Von Guerard arrived in Victoria in December 1852, and after a short visit to Melbourne, travelled to the Ballarat goldfields, determined to try his luck. As a gold-digger he was unsuccessful, but he made a significant contribution to our knowledge of the Victorian gold rush period through the illustrated journal he kept as a digger. Through text and images, he recorded his journey to the Ballarat goldfields, the life of the digger and importantly, the impact of mining activity on the Australian landscape. He also produced a large number of intimate studies of goldfields life, quite different from the deliberately awe-inspiring landscapes for which he was later to become famous. Realising that there were opportunities for an artist in Australia, von Guerard abandoned the diggings and was soon undertaking lucrative commissions recording the dwellings and properties of wealthy pastoralists. By the early 1860s he was recognised as the foremost landscape artist in the colonies, touring Southeast Australia and New Zealand in pursuit of the sublime and the picturesque.

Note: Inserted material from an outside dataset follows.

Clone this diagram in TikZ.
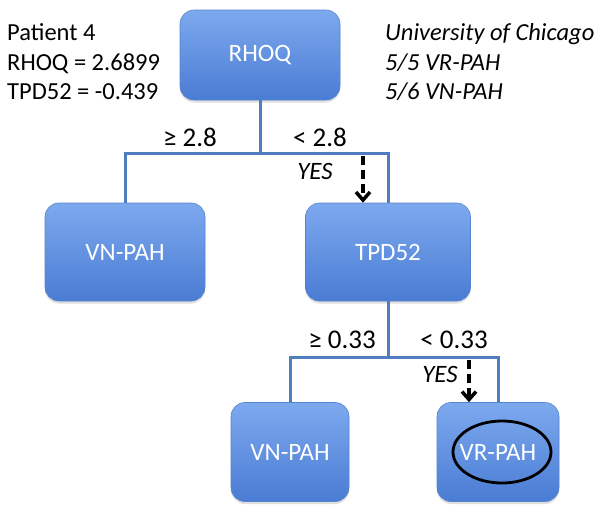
\documentclass[tikz,border=0pt]{standalone}
\usepackage{fontspec}
\setmainfont{Carlito}
\usetikzlibrary{arrows.meta,shapes.geometric,shadows}
\definecolor{boxtop}{HTML}{7DA9EE}
\definecolor{boxbot}{HTML}{4A7CD4}
\definecolor{boxedge}{HTML}{5584CF}
\definecolor{linecol}{HTML}{4F7EC0}
\tikzset{
  treebox/.style={rectangle, rounded corners=14pt, top color=boxtop, bottom color=boxbot,
    draw=boxedge, line width=0.6pt, text=white, font=\fontsize{25}{30}\selectfont,
    drop shadow={opacity=0.25, shadow xshift=0pt, shadow yshift=-2.5pt}},
  branch/.style={draw=linecol, line width=3pt},
  yesarrow/.style={draw=black, line width=3.5pt, dash pattern=on 9pt off 5pt, -{Straight Barb[length=8pt,width=14pt]}},
  lbl/.style={font=\fontsize{27}{32}\selectfont, text=black, inner sep=0pt},
  yeslbl/.style={font=\fontsize{25}{30}\selectfont\itshape, text=black, inner sep=0pt},
  infotxt/.style={font=\fontsize{24.5}{29}\selectfont, text=black, inner sep=0pt, anchor=base west},
}
\begin{document}
\begin{tikzpicture}[x=1pt,y=-1pt]
\useasboundingbox (0,0) rectangle (602,515);
\fill[white] (0,0) rectangle (602,515);
% boxes
\node[treebox, minimum width=160pt, minimum height=90pt] (rhoq) at (260,55) {RHOQ};
\node[treebox, minimum width=160pt, minimum height=98pt] (vn1) at (125,252) {VN-PAH};
\node[treebox, minimum width=165pt, minimum height=98pt] (tpd) at (388,252) {TPD52};
\node[treebox, minimum width=118pt, minimum height=99pt] (vn2) at (290,452) {VN-PAH};
\node[treebox, minimum width=122pt, minimum height=99pt] (vr) at (498,452) {VR-PAH};
\node[ellipse, draw=black, line width=2.8pt, minimum width=98pt, minimum height=62pt, inner sep=0pt] (mark) at (502,452) {};
% junctions
\coordinate (j1) at (260,153);
\coordinate (j2) at (388,357);
\coordinate (d1) at (363,156);
\coordinate (d2) at (469,360);
% connectors
\draw[branch] (rhoq.south) -- (j1);
\draw[branch] (vn1.north) |- (j1) -| (tpd.north);
\draw[branch] (tpd.south) -- (j2);
\draw[branch] (vn2.north) |- (j2) -| (vr.north);
\draw[yesarrow] (d1) -- (d1 |- tpd.north);
\draw[yesarrow] (d2) -- (d2 |- vr.north);
% labels
\node[lbl] (ge1) at (190,137) {≥ 2.8};
\node[lbl] (lt1) at (320,137) {< 2.8};
\node[yeslbl] (yes1) at (315,171) {YES};
\node[lbl] (ge2) at (342,340) {≥ 0.33};
\node[lbl] (lt2) at (454,340) {< 0.33};
\node[yeslbl] (yes2) at (440,374) {YES};
% info text
\node[infotxt] (p1) at (7,40) {Patient 4};
\node[infotxt] (p2) at (7,70) {RHOQ = 2.6899};
\node[infotxt] (p3) at (7,99) {TPD52 = -0.439};
\node[infotxt, font=\fontsize{24.5}{29}\selectfont\itshape] (u1) at (385,40) {University of Chicago};
\node[infotxt, font=\fontsize{24.5}{29}\selectfont\itshape] (u2) at (385,70) {5/5 VR-PAH};
\node[infotxt, font=\fontsize{24.5}{29}\selectfont\itshape] (u3) at (385,99) {5/6 VN-PAH};
\end{tikzpicture}
\end{document}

In 1870 he was appointed as curator of the National Gallery of Victoria and the first Master of Painting at the associated National School of Art, Melbourne, where he was to influence the training of many artists over the next 11 years, including Frederick McCubbin and Tom Roberts. His reputation, high at the beginning of this period, had faded somewhat towards the end because of his rigid adherence to picturesque subject matter and detailed treatment in the face of the rise of the more intimate Heidelberg School style. He retired from his position at the National Gallery School the end of 1881 and departed for Europe in January 1882.

When the Australian banks crashed in 1893 he lost all his investments and lived in poverty for his last years. He died in Chelsea, London on 17 April 1901, aged 89.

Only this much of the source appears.